**Exercise requirements:**
The entries below contain a line with "Write the React, TypeScript" and a line with "Sans', 'Noto Sans". Quote exactly those two lines and all lines between them.

===== Given records =====

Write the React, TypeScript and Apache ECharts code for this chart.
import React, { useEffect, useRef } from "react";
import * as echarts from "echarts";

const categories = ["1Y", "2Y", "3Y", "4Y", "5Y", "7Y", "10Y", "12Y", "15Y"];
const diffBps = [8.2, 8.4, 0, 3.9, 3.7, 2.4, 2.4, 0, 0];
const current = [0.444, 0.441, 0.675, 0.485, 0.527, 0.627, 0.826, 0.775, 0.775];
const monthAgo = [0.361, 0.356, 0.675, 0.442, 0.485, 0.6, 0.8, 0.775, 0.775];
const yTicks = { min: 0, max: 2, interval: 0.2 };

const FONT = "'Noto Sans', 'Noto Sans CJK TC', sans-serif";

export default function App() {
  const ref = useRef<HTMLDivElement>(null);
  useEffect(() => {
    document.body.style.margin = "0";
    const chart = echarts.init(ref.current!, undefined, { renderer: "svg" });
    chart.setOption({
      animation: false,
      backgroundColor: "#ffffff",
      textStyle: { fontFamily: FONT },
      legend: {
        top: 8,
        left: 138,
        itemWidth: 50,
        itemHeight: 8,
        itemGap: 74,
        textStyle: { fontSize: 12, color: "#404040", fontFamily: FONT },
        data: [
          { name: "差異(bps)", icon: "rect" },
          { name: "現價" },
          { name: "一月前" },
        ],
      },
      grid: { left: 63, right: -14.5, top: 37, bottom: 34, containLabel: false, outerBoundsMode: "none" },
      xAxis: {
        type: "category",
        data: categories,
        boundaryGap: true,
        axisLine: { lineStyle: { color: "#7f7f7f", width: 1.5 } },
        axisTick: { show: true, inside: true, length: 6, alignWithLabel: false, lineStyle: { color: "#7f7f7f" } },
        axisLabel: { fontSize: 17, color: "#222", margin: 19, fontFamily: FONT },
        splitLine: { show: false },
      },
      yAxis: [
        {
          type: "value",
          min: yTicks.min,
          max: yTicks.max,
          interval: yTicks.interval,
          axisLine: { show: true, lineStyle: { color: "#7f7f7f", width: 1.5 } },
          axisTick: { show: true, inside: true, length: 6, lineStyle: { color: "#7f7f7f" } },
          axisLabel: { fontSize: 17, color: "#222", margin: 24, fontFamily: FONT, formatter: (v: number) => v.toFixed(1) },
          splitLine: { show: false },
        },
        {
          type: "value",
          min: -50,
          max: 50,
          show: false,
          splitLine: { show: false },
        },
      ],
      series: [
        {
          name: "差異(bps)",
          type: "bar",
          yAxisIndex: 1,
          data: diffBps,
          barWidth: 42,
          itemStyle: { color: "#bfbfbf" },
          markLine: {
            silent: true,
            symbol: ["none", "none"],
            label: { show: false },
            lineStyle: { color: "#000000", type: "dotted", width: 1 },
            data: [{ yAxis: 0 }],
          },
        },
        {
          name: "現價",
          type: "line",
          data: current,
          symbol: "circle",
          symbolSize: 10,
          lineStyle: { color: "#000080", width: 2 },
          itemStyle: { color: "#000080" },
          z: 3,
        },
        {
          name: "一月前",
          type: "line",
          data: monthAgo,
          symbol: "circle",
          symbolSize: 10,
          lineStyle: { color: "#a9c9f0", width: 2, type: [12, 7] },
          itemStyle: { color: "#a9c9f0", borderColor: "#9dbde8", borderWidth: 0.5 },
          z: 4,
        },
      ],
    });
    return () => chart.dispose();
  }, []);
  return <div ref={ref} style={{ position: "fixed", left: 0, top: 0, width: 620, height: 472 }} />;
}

=====
===== Given records =====

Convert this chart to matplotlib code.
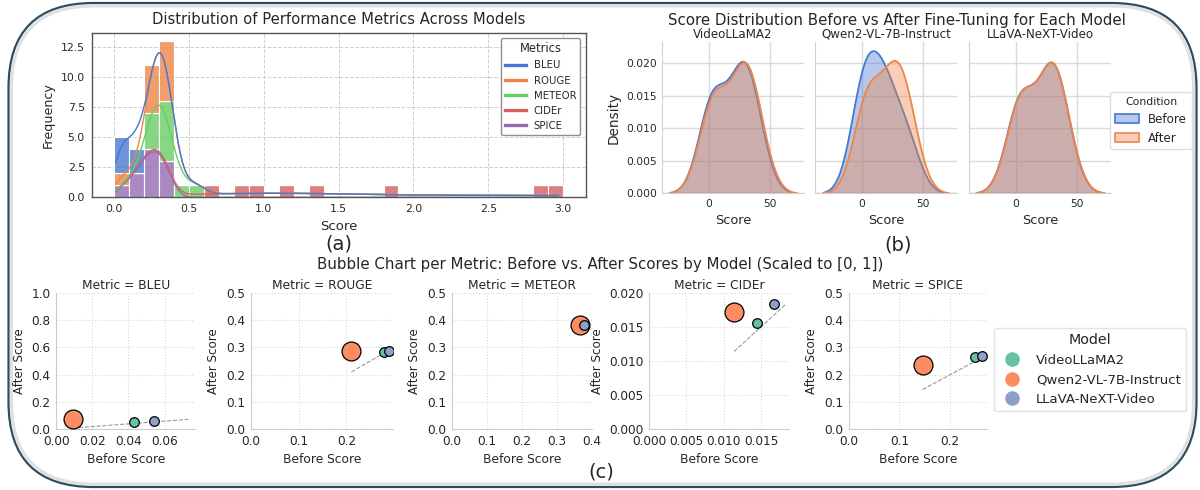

=====

**Solved problem:**
Write the React, TypeScript and Apache ECharts code for this chart.
import React, { useEffect, useRef } from "react";
import * as echarts from "echarts";

const categories = ["1Y", "2Y", "3Y", "4Y", "5Y", "7Y", "10Y", "12Y", "15Y"];
const diffBps = [8.2, 8.4, 0, 3.9, 3.7, 2.4, 2.4, 0, 0];
const current = [0.444, 0.441, 0.675, 0.485, 0.527, 0.627, 0.826, 0.775, 0.775];
const monthAgo = [0.361, 0.356, 0.675, 0.442, 0.485, 0.6, 0.8, 0.775, 0.775];
const yTicks = { min: 0, max: 2, interval: 0.2 };

const FONT = "'Noto Sans', 'Noto Sans CJK TC', sans-serif";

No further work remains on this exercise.